Another strategy is to avoid storing material in the root directory itself (for some reason, this is often trashed, especially by some malware payloads on C:) and to also avoid long and deeply-nested paths.  Some recovery methods, e.g. using ReadNTFS on a stricken NTFS volume, requires you to navigate through each step of a long path, which is tedious due to ReadNTFS's slowness, the need to step over bad sector retries along the way, and the risks of the path being broken by a trashed directory along the way.

Some recovery tools (including anything DOS-based, such as DiskEdit and ReadNTFS)can't be safely used beyond the 137G line, so it is best to keep crucial material within this limit.  Because ReadNTFS is one of the only tools that accesses NTFS files independently of the NTFS.sys driver, it may be the only way into to NTFS volumes corrupted in ways that crash NTFS.sys!

Given the poor results I see when recovering data from NTFS, I'd have to recommend using FATxx rather than NTFS as a data survivability strategy.  If readers can attain better results with other recovery tools for NTFS, then please describe your mileage with these in the comments section!

2 comments:

gggg said...

Your post is truly excellent, and shows original thought. Most all forums and articles push NTFS because they base all their info on what MS feeds them. But I often have problems of file corruption on NTFS, and NEVER have on FAT32. Have you noticed this greater frequency of problems as well? NTFS is supposed to be more reliable but never has been for me. ( Some of the blame might be due to 'converting' from FAT32 to NTFS..??? But on other systems, I began with NTFS from the beginning, and still encountered problems. I have never seen a blue screen on Win2000/FAT32, - and I use it all the time for many years!! ) I will point others to your blog.

Chris Quirke said...

Hi gggg!

On NTFS vs. FATxx, see...

http://cquirke.mvps.org/ntfs.htm

I think you hit the nail on the head when you said "...'converting' from FAT32 to NTFS". There are two problems with that:

1) Default permissions

When you install an NT-family OS on NTFS, it sets appropriate access control for the various parts of the OS etc. and this helps protect the OS against attack. This doesn't happen on FATxx of course, so when you then convert to NTFS, you can't get appropriate access control.

2) Mis-aligned volumes

When volumes and partitions are created, they may or may not be aligned correctly, from NTFS's perspective. If not, then when converted to NTFS, you get 512 byte clusters (i.e. each cluster is one sector). This impacts performance and undermines stability.

I suspect (2) is the cause of your bad mileage with NTFS. Normally, the mileage I'd expect you to get is an apparent lack of problems with NTFS (because they are papered over), while in reality it will be as likely to get corrupted from bad hardware as FATxx (no more or less).
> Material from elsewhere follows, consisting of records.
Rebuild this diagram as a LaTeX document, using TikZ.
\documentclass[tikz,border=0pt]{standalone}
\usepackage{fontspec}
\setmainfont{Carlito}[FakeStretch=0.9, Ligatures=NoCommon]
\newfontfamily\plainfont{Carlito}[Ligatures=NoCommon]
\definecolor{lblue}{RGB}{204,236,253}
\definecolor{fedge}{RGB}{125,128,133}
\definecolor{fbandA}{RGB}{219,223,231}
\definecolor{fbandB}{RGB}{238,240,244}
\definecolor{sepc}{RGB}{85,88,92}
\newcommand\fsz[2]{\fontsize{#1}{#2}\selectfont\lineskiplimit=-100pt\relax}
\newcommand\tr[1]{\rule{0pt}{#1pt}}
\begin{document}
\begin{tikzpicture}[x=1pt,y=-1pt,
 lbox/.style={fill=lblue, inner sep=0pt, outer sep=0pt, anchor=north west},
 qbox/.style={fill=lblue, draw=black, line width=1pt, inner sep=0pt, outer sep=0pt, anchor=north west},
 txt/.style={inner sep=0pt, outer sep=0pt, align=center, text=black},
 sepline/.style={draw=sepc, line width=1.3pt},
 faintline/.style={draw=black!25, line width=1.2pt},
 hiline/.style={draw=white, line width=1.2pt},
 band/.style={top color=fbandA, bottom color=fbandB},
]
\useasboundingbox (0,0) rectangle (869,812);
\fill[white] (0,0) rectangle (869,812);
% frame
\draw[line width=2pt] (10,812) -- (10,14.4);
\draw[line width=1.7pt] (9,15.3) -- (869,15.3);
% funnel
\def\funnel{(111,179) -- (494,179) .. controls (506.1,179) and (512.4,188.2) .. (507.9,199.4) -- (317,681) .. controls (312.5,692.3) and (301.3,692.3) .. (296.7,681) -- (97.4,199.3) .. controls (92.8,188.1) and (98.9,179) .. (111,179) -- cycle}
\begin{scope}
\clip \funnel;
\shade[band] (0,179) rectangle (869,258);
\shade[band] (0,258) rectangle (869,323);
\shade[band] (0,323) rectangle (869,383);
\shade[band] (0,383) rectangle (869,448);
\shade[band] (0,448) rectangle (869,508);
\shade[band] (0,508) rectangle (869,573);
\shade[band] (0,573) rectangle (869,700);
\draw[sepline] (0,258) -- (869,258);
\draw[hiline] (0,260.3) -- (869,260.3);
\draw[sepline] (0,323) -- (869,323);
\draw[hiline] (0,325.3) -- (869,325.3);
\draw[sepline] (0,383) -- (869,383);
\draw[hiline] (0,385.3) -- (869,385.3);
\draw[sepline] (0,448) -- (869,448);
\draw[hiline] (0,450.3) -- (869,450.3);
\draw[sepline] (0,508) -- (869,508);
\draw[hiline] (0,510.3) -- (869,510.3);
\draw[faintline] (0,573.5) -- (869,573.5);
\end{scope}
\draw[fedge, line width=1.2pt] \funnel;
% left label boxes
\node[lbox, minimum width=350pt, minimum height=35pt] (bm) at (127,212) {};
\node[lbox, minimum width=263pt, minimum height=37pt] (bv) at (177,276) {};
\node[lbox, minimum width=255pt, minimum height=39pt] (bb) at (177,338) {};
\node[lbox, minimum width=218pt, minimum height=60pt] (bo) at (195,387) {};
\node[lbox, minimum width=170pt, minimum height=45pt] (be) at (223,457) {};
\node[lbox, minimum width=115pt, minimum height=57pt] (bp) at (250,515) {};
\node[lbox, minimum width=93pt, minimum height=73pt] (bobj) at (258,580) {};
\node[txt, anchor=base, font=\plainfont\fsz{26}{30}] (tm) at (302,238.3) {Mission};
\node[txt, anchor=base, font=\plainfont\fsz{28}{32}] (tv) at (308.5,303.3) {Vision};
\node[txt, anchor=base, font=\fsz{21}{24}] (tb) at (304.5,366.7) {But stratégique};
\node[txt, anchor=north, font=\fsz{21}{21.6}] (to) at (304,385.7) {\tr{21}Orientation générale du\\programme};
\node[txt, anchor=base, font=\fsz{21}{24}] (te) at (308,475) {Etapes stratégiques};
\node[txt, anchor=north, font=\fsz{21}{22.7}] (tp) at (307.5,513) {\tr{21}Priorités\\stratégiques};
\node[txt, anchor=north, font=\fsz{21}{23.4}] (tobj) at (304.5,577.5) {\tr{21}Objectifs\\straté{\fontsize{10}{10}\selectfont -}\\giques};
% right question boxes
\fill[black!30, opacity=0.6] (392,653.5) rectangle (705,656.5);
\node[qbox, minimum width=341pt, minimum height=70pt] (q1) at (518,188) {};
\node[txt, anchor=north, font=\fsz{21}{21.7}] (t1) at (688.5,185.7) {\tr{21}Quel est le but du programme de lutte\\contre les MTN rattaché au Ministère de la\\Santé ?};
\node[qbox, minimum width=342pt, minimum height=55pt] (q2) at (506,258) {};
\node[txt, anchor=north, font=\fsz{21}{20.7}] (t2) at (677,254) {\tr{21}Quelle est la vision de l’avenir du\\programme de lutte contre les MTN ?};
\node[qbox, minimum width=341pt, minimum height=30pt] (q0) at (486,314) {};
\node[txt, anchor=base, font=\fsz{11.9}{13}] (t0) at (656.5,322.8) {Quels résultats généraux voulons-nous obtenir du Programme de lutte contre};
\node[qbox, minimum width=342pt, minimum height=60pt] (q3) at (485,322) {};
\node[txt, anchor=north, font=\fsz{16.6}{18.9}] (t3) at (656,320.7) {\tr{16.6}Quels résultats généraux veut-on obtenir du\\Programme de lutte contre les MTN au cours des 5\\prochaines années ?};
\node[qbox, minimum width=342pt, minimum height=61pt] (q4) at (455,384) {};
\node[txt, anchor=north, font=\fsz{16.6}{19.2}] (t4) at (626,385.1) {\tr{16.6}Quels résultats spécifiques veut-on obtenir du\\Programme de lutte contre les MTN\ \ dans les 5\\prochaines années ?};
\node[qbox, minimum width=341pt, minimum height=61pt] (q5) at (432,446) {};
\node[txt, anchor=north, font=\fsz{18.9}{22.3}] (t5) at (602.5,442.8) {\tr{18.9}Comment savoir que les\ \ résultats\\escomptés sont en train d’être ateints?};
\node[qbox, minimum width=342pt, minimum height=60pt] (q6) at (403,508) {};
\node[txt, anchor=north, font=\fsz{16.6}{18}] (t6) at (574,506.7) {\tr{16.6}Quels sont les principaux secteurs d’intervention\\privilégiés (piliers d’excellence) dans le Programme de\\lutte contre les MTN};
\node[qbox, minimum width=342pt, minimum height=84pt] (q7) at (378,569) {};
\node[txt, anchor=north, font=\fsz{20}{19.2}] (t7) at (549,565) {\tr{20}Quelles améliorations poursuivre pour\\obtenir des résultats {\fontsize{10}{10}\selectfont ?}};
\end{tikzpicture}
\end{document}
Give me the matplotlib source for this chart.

The worse mileage kicks in when you try to repair the file system (poor tools) and recover data (invariably, loss of most directory info, in my experience).

So if you want to create FATxx volumes that may be converted to NTFS later, you need to ensure they are "properly aligned". If you use BING as your partitioning tool, you will see this option.

What pattern of problems with NTFS have you been seeing? Are there bad exits involved, and if so, why? What hardware? Are these "one big C: volume" systems?